Another data point, this cluster is actually running OKD v 3.10, so the service running is origin-node, not atomic-openshift-node. In your opinion, should this make a difference?
@jprewitt should not matter. If you would be able to check the logs to see if anything jumps out. In addition, if you would be able to check the master-api logs to see if anything at that level is logged would be extremely helpful in identifying the root cause and pointing toward a resolution.
Thanks @sabre1041
Honestly, the only thing that stands out in the logs are the 3 entries @hernandezmarco pasted above. These happen repeatedly though, until the container times out waiting for the mount to be available, even though we can see the mount on the node and the files contained within perfectly fine.
I'll take a look at the master-api log to see if that reveals anything...
Thanks again
@sabre1041
Looked at master-api logs...nothing stood out.
But further testing revealed that if i started a deployment, waited around 10 seconds for the pod to come up and the cifs volume to be mounted on the physical node, then restarted origin-node with
systemctl restart origin-node
the mount to the pod succeeded! I'm assuming there is some bug in kubernetes (again we are on 3.10 of OKD) and mounting volumes like this.
In your testing, which version were you testing against? Maybe this is something resolved in 3.11.
Tested in OpenShift Container Platform 3.10 and 3.7
I just started trying to use this driver and ran into the same issue. OKD 3.11. Starts mount, times out after 2 minutes.
I noticed another item in the journal that may help, but the only chmod i see in your driver is the one for the credential file. SELinux had no denials.
E0524 11:31:12.056444 33692 volume_linux.go:86] Chmod failed on /var/lib/origin/openshift.local.volumes/pods/575f2580-7e41-11e9-94d6-506b8d74e0dc/volumes/openshift.io~cifs/cifs: chmod /var/lib/origin/openshift.local.volumes/pods/575f2580-7e41-11e9-94d6-506b8d74e0dc/volumes/openshift.io~cifs/cifs: permission denied
Anything I can do to help, please let me know.
Oh, one other thing that may be helpful. When this occurs, the pod doesnt get ANY volumes mounted. No config maps, none of the gluster ones i normally do, it gives up and runs the pod with no mounts whatsoever.
Thanks, it gives me something to follow up on.
I’ll let you know what we do next
-- Marco Hernandez
On May 24, 2019, at 13:16, DavidHaltinner notifications@github.com<mailto:notifications@github.com> wrote:
Oh, one other thing that may be helpful. When this occurs, the pod doesnt get ANY volumes mounted. No config maps, none of the gluster ones i normally do, it gives up and runs the pod with no mounts whatsoever.

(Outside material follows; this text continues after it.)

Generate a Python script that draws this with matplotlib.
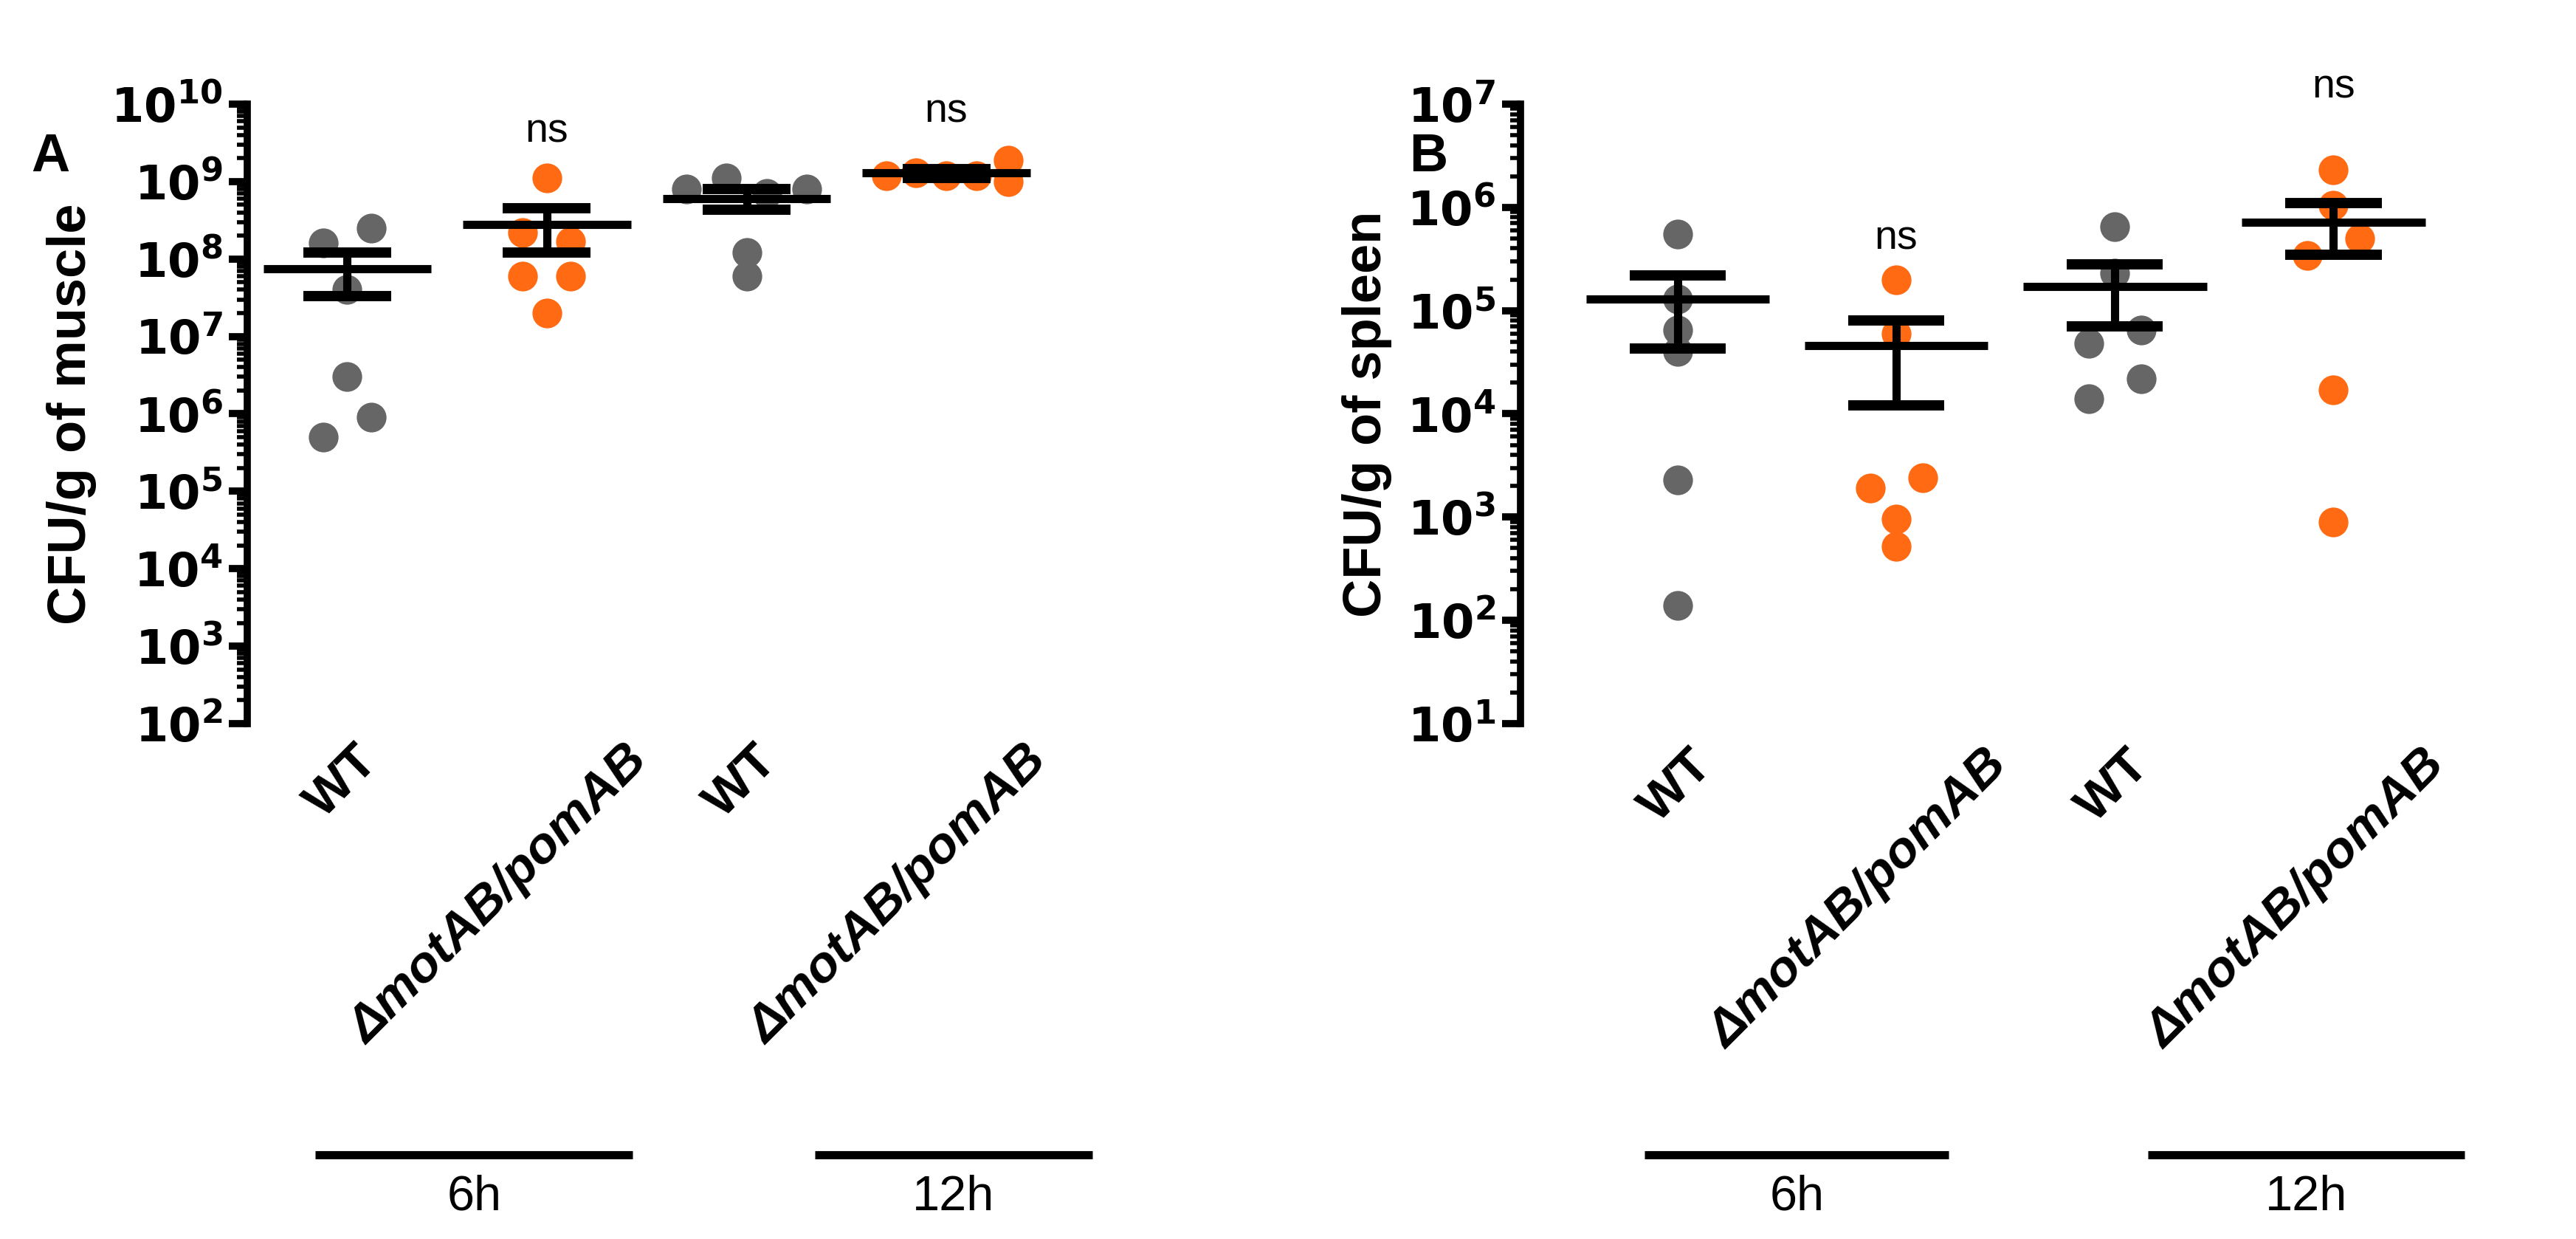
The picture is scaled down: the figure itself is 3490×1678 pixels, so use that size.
import matplotlib.pyplot as plt
import matplotlib.transforms as mtransforms
import numpy as np

# Data (CFU/g)
groups = ["WT", "ΔmotAB/pomAB", "WT", "ΔmotAB/pomAB"]
is_mutant = [False, True, False, True]

muscle = [
    [1.6e8, 2.5e8, 4e7, 3e6, 9e5, 5e5],
    [1.1e9, 2.2e8, 1.7e8, 6e7, 6e7, 2e7],
    [8e8, 1.1e9, 7e8, 8e8, 1.2e8, 6e7],
    [1.2e9, 1.3e9, 1.2e9, 1.2e9, 1.9e9, 1.0e9],
]
muscle_mean = [7.5e7, 2.8e8, 6e8, 1.3e9]
muscle_low = [3.3e7, 1.2e8, 4.3e8, 1.1e9]
muscle_high = [1.2e8, 4.5e8, 8e8, 1.45e9]

spleen = [
    [5.5e5, 1.3e5, 6.5e4, 4e4, 2.3e3, 1.4e2],
    [2e5, 6e4, 2.4e3, 1.9e3, 9.5e2, 5.2e2],
    [6.5e5, 2.3e5, 6.5e4, 4.8e4, 2.2e4, 1.4e4],
    [2.3e6, 1.05e6, 5e5, 3.4e5, 1.7e4, 9e2],
]
spleen_mean = [1.3e5, 4.6e4, 1.7e5, 7.2e5]
spleen_low = [4.3e4, 1.2e4, 7e4, 3.5e5]
spleen_high = [2.2e5, 8e4, 2.8e5, 1.1e6]

# horizontal jitter of the dots (layout)
muscle_jitter = [
    [-0.12, 0.12, 0.0, 0.0, 0.12, -0.12],
    [0.0, -0.12, 0.12, -0.12, 0.12, 0.0],
    [-0.3, -0.1, 0.1, 0.3, 0.0, 0.0],
    [-0.3, -0.15, 0.0, 0.15, 0.31, 0.31],
]
spleen_jitter = [
    [0.0, 0.0, 0.0, 0.0, 0.0, 0.0],
    [0.0, 0.0, 0.12, -0.12, 0.0, 0.0],
    [0.0, 0.0, 0.12, -0.12, 0.12, -0.12],
    [0.0, 0.0, 0.12, -0.12, 0.0, 0.0],
]

GREY = "#666666"
ORANGE = "#ff6a13"

plt.rcParams["font.family"] = ["Liberation Sans", "DejaVu Sans"]
fig = plt.figure(figsize=(34.91, 16.78), dpi=100)


def draw_panel(ax, values, jitter, mean, low, high, ymin, ymax, ylabel, ns_pos, xlim):
    for i, vals in enumerate(values):
        color = ORANGE if is_mutant[i] else GREY
        ax.plot(np.array(jitter[i]) + i, vals, "o", color=color,
                markersize=29, markeredgewidth=0, zorder=2, clip_on=False)
        ax.plot([i - 0.42, i + 0.42], [mean[i], mean[i]], color="black", lw=8, zorder=3,
                solid_capstyle="butt")
        ax.plot([i, i], [low[i], high[i]], color="black", lw=8, zorder=3)
        for v in (low[i], high[i]):
            ax.plot([i - 0.22, i + 0.22], [v, v], color="black", lw=10, zorder=3,
                    solid_capstyle="butt")
    ax.set_yscale("log")
    ax.set_ylim(ymin, ymax)
    ax.set_xlim(*xlim)
    exps = range(int(np.log10(ymin)), int(np.log10(ymax)) + 1)
    ax.set_yticks([10.0 ** e for e in exps])
    ax.set_yticklabels([r"$\mathbf{10^{%d}}$" % e for e in exps], fontsize=46)
    ax.set_ylabel(ylabel, fontsize=52, fontweight="bold", labelpad=14)
    for s in ("top", "right", "bottom"):
        ax.spines[s].set_visible(False)
    ax.spines["left"].set_linewidth(7)
    ax.tick_params(axis="y", which="major", length=18, width=7, pad=6)
    ax.tick_params(axis="y", which="minor", length=10, width=4)
    ax.set_xticks(range(4))
    ax.set_xticklabels([])
    ax.tick_params(axis="x", length=0)
    for i, g in enumerate(groups):
        style = "italic" if is_mutant[i] else "normal"
        dx = 0.55 if is_mutant[i] else 0.2
        ax.text(i + dx, ymin / 1.5, g, rotation=45, ha="right", va="top",
                fontsize=50, fontweight="bold", style=style)
    for i, y in ns_pos:
        ax.text(i, y, "ns", ha="center", va="bottom", fontsize=40, clip_on=False)


axA = fig.add_axes([0.096, 0.416, 0.31, 0.50])
draw_panel(axA, muscle, muscle_jitter, muscle_mean, muscle_low, muscle_high,
           1e2, 1e10, "CFU/g of muscle", [(1, 2.5e9), (3, 4.5e9)], (-0.5, 3.5))
axB = fig.add_axes([0.59, 0.416, 0.358, 0.50])
draw_panel(axB, spleen, spleen_jitter, spleen_mean, spleen_low, spleen_high,
           1e1, 1e7, "CFU/g of spleen", [(1, 3.2e5), (3, 0.95e7)], (-0.72, 3.5))

# time-point bars under the groups
for ax, spans in ((axA, [(-0.16, 1.43, "6h"), (2.34, 3.73, "12h")]),
                  (axB, [(-0.15, 1.24, "6h"), (2.15, 3.6, "12h")])):
    tr = mtransforms.blended_transform_factory(ax.transData, fig.transFigure)
    for x0, x1, lab in spans:
        ax.plot([x0, x1], [0.068, 0.068], color="black", lw=8, transform=tr,
                clip_on=False, solid_capstyle="butt")
        ax.text((x0 + x1) / 2, 0.052, lab, transform=tr, ha="center", va="top",
                fontsize=48)

fig.text(0.012, 0.862, "A", fontsize=52, fontweight="bold")
fig.text(0.547, 0.862, "B", fontsize=52, fontweight="bold")

fig.savefig("out.png", dpi=100)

— You are receiving this because you were mentioned. Reply to this email directly, view it on GitHubhttps://github.com/sabre1041/openshift-flexvolume-cifs/issues/3?email_source=notifications&email_token=AGIJUCY7OMHM6UN3MYF6XVLPXAPH5A5CNFSM4HMGC3XKYY3PNVWWK3TUL52HS4DFVREXG43VMVBW63LNMVXHJKTDN5WW2ZLOORPWSZGODWGAPMQ#issuecomment-495716274, or mute the threadhttps://github.com/notifications/unsubscribe-auth/AGIJUCY2EH35ZJXKHTM5MBTPXAPH5ANCNFSM4HMGC3XA.
I just found my issue, the sheer number of files on the windows share (I stopped letting it count when it was nearing a half million). It appears that docker requires it to relabel all of the files (even though its a windows share, so a 'virtual relabel' of sorts), and it runs through every single file, and that pushes the time passed the 2 minute timeout. Moving those files off the share, and it connects just fine now. I couldnt find any other way to tell docker not to relabel the files through openshift/kubernetes.
@DavidHaltinner That's a great catch! We have the same situation with the share we are trying to mount, several hundred thousand files at least. I'll try again with a share that has fewer files to see if we have success, although this doesn't fix the timeout issue...
We just ran into this issue too. If the relabeling in conjunction with the file quantity on the share really causes this behaviour, I might have found some more intel on this in the code. But first, here are some information on the flag used to make docker perform the relabeling.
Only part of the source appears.